As they are every year, producers Gil Cates and Michael Seligman are concerned about long-winded winners and those who want to use Oscar as a politcal platform.
The longest acceptance speech on record was a 61/2-minute diatribe by Greer Garson, who won Best Actress for Mrs. Miniver in 1943. The shortest was by Joe Pesci, who won as Best Supporting Actor in 1991 for Goodfellas. He said: “It was my privilege. Thank you.”
This year winners are limited to 45 seconds. At the annual pre-Oscar luncheon, Mr. Cates announced that he is offering a high-definition TV set to the most succinct winner at Sunday’ s ceremony. “I’ve tried to be charming and humorous,” Cates told nominees. “I’ve tried persuasion and bribery. It all comes down to my belief that brevity is next to godliness.”

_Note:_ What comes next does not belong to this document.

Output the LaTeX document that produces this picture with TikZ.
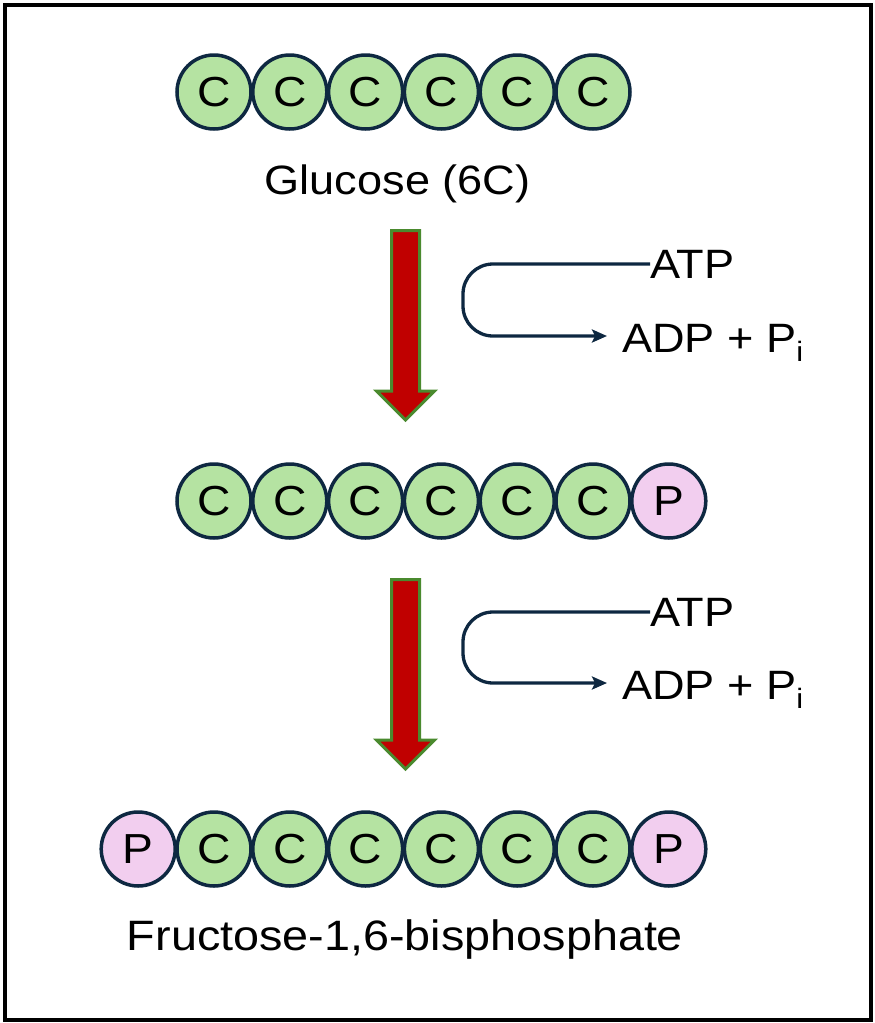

Mr. Cates also said he will not allow presenters to make political statements that are not relevant to the proceedings. However, he said winners can use their 45 seconds as they wish.

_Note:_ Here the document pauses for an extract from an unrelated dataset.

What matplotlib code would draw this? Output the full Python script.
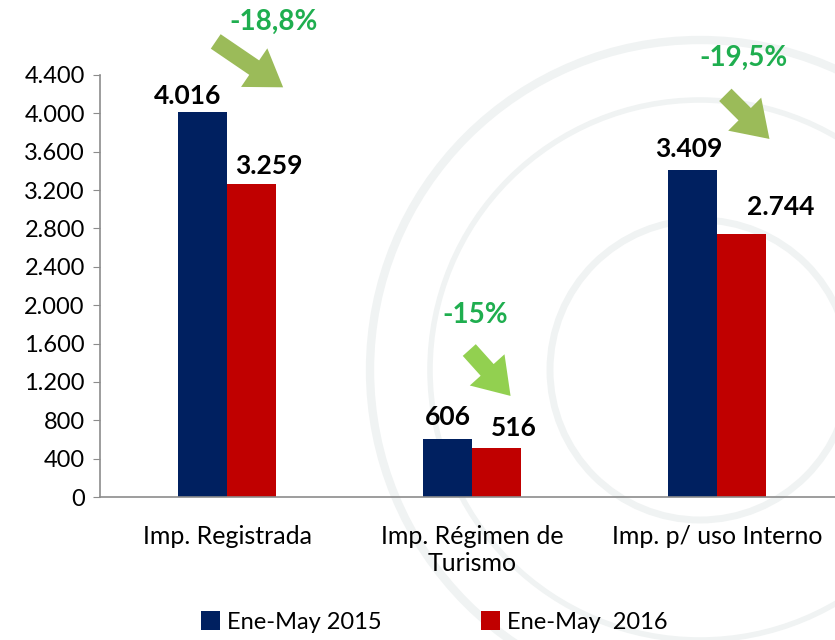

Babbling on is a time-honored Oscar tradition. In 1950, before the ceremony was on TV, there were still endless thank-yous. Emcee Paul Douglas warned at the start of the show: “I’ll thank in advance all the writers, grips, hairdressers, cameramen, front offices and producers. … And we’ll also assume that without your mother the whole thing might not have been possible. Just thank your lucky stars, the voters and no one else.”
The longest Oscar show in history was in 1999, when the show ran a seemingly endless 4 hours and 5 minutes. Mr. Seligman has his own plan to encourage terseness. “If Gil Cates’ offer doesn’t help, I’m going to tell (musical director) Bill Conti to start playing.”